# What's the best winger?



## RetrieverNut (Jan 8, 2004)

Looking for everyones input!

Here are our requirments:
1. NOT to be used remotely, we have enough people (with sore arms, elbows, and shoulders!).
2. Throws the farthest and highest dead duck.
3. Also throws a live duck great.
4. Can shoot a .209 primer (pistols keep breaking).
5. Doesn't need stakes.
6. Durabile and rain resistant!
7. Doesn't take a Rocket Scientist to re-load quickly.

Thanks,
McKenna Kennels


----------



## Bob Gutermuth (Aug 8, 2004)

Jim my vote goes to the Shur Toss from Jerry Day at Dogs Afield. With the lone exception of not shooting a primer, it fits the rest of your requirements well, and is made of aluminum, and colapses so it is easy to tote and fit in a dog truck.


----------



## lablover (Dec 17, 2003)

Go to: www.gunnersup.com.

I just purchased one of the SOG wingers. Full size wingers are also available.

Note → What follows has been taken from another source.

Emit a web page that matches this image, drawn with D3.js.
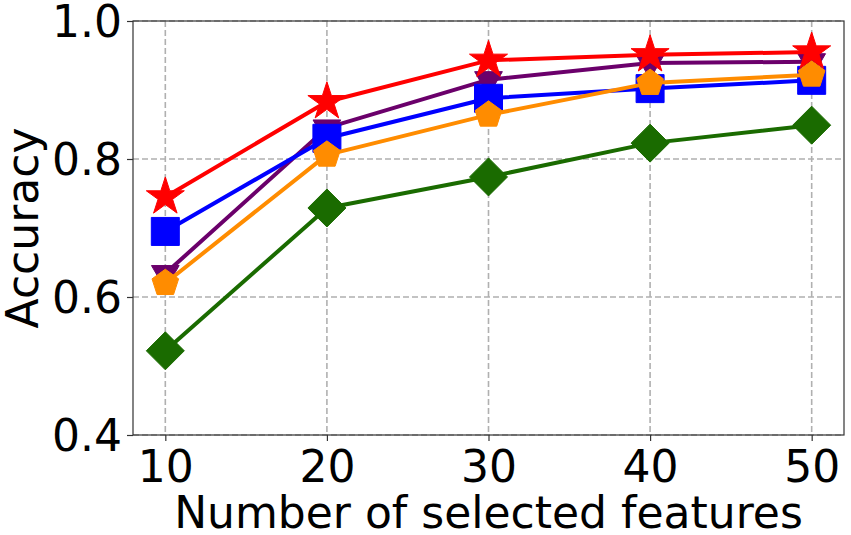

Lots of discussion on these units on RTF. Do a search.


----------



## Mario Monico (Dec 4, 2004)

*Best winger*

The one that is copied the most Zingerwinger


----------



## Paul Rainbolt (Sep 8, 2003)

Cant beat the Gunners Up wingers for quality ,price and service.


----------



## Mark (Jun 13, 2003)

If you are exclusively using it as a manual winger which is I think what you expresed you might want to look at the Tangelo Tosser or the Days End Shur Toss. The Shur Toss has a nice kick release which is safe, whereas the Guns up and the Zinger you have to use a string tied to the release and to my mind would be more prone to accidental release by tripping on it stepping on it etc.

Mark


----------